To help narrow your search, we’ve listed nine of the county’s best picnic areas. Some are well-known spots while others might surprise you. So what are you waiting for? Dig out the wicker basket, pack the potato salad and start picnicking!

Rocks State Park
3318 Rocks Chrome Hill Road, Jarrettsville

With more than 850 acres of dense forests, massive boulders and waterfalls, Rocks State Park is often described as one of the most dramatic and scenic spots in Harford County. Residents flock to the park every year to go tubing, canoeing, fishing and hiking. Skilled rock climbers also love the park for its “royal” rock formations, The King and Queen Seat. These natural rock outcrops soar 190 feet above Deer Creek and were once believed to be a ceremonial gathering place of the Susquehannock Indians. Picnickers interested in exploring the outcrops should visit nearby Rock Ridge Picnic Area, which offers parking, restrooms, grills, playground equipment, picnic tables and pavilions. The Hills Grove and Wilson’s areas of the park offer the same amenities but are located northwest and north of the Rock Ridge area, respectively. Hills Grove and Wilson’s are handicapped accessible. Picnickers must have a permit to use any of the pavilions, which can accommodate between 120 and 150 people and cost about $150. Pets are permitted in all three picnic areas. Service charge to enter picnic areas: $3 per resident, $5 per out-of-state resident on weekends and holidays; $2 per vehicle, $4 per out-of-state vehicle on weekdays. Seniors with a Department of Natural Resources Golden Age Pass and children in car seats are free.

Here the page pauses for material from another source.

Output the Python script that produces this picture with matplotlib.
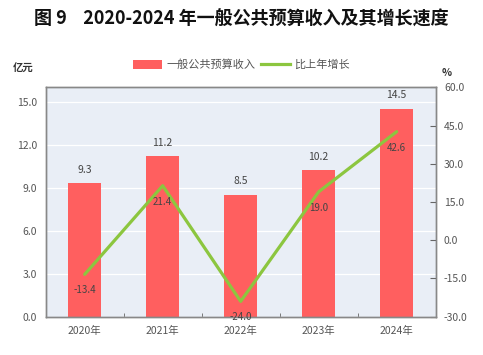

William A. Humbert Amphitheater
Corner of Hickory Avenue and Lee Street in Shamrock Park, Bel Air
410-638-4561 (park), 410-803-9784 (concerts)

Instead of a picnic lunch, how about a picnic dinner, accompanied by live entertainment? Each summer, hundreds of residents bring their lawn chairs, picnic blankets and stocked picnic baskets to the William A. Humbert Amphitheater for the Bel Air Summer Concert Series. Located at the corner of Hickory Avenue and Lee Street in Shamrock Park, the amphitheater is named in honor of the musician who worked with the Bel Air Recreation Council to form the concert series in 1967. Concert performers range from the U.S. Naval Academy Band to rock and jazz groups, says John Beilfuss, concert series coordinator. The lawn in front of the amphitheater is about 28,000 square feet, giving plenty of space for both small and large groups. In the past, some groups have even hosted crab feasts on the park’s picnic tables, Beilfuss says. The 9.9-acre Shamrock Park also has playground equipment for little picnickers who want a change of scenery. Concerts are on Sundays at 7 p.m. in June and on Sundays and Wednesdays at 7 p.m. in July and August. Parking is available along Lee Street.

Rockfield Creative Playground
Churchville Road, Bel Air

As part of the county’s 51-acre Rockfield Park, Rockfield Creative Playground has been a favorite picnic spot among Harford County families for more than a decade. The playground is surrounded by a fence and includes slides, swings, a rope walk, plank bridges and a sandbox. Restrooms, picnic tables and a pavilion sit nearby. “The pavilion and the playground itself are just so inviting for the family,” says Mike Stritzinger, recreation specialist for Harford County. “You can sit there and chat with other parents and watch the kids.” Both the Town of Bel Air and the Bel Air Recreation Committee oversee the playground, which is usually closed for one week in late April/early May for maintenance. In the future, both groups hope to expand the park’s paved pathways, which currently run from the parking area near Rockfield Manor down to the playground and around the athletic fields. To access the playground, use the park entrance near The John Carroll off Maryland Route 22.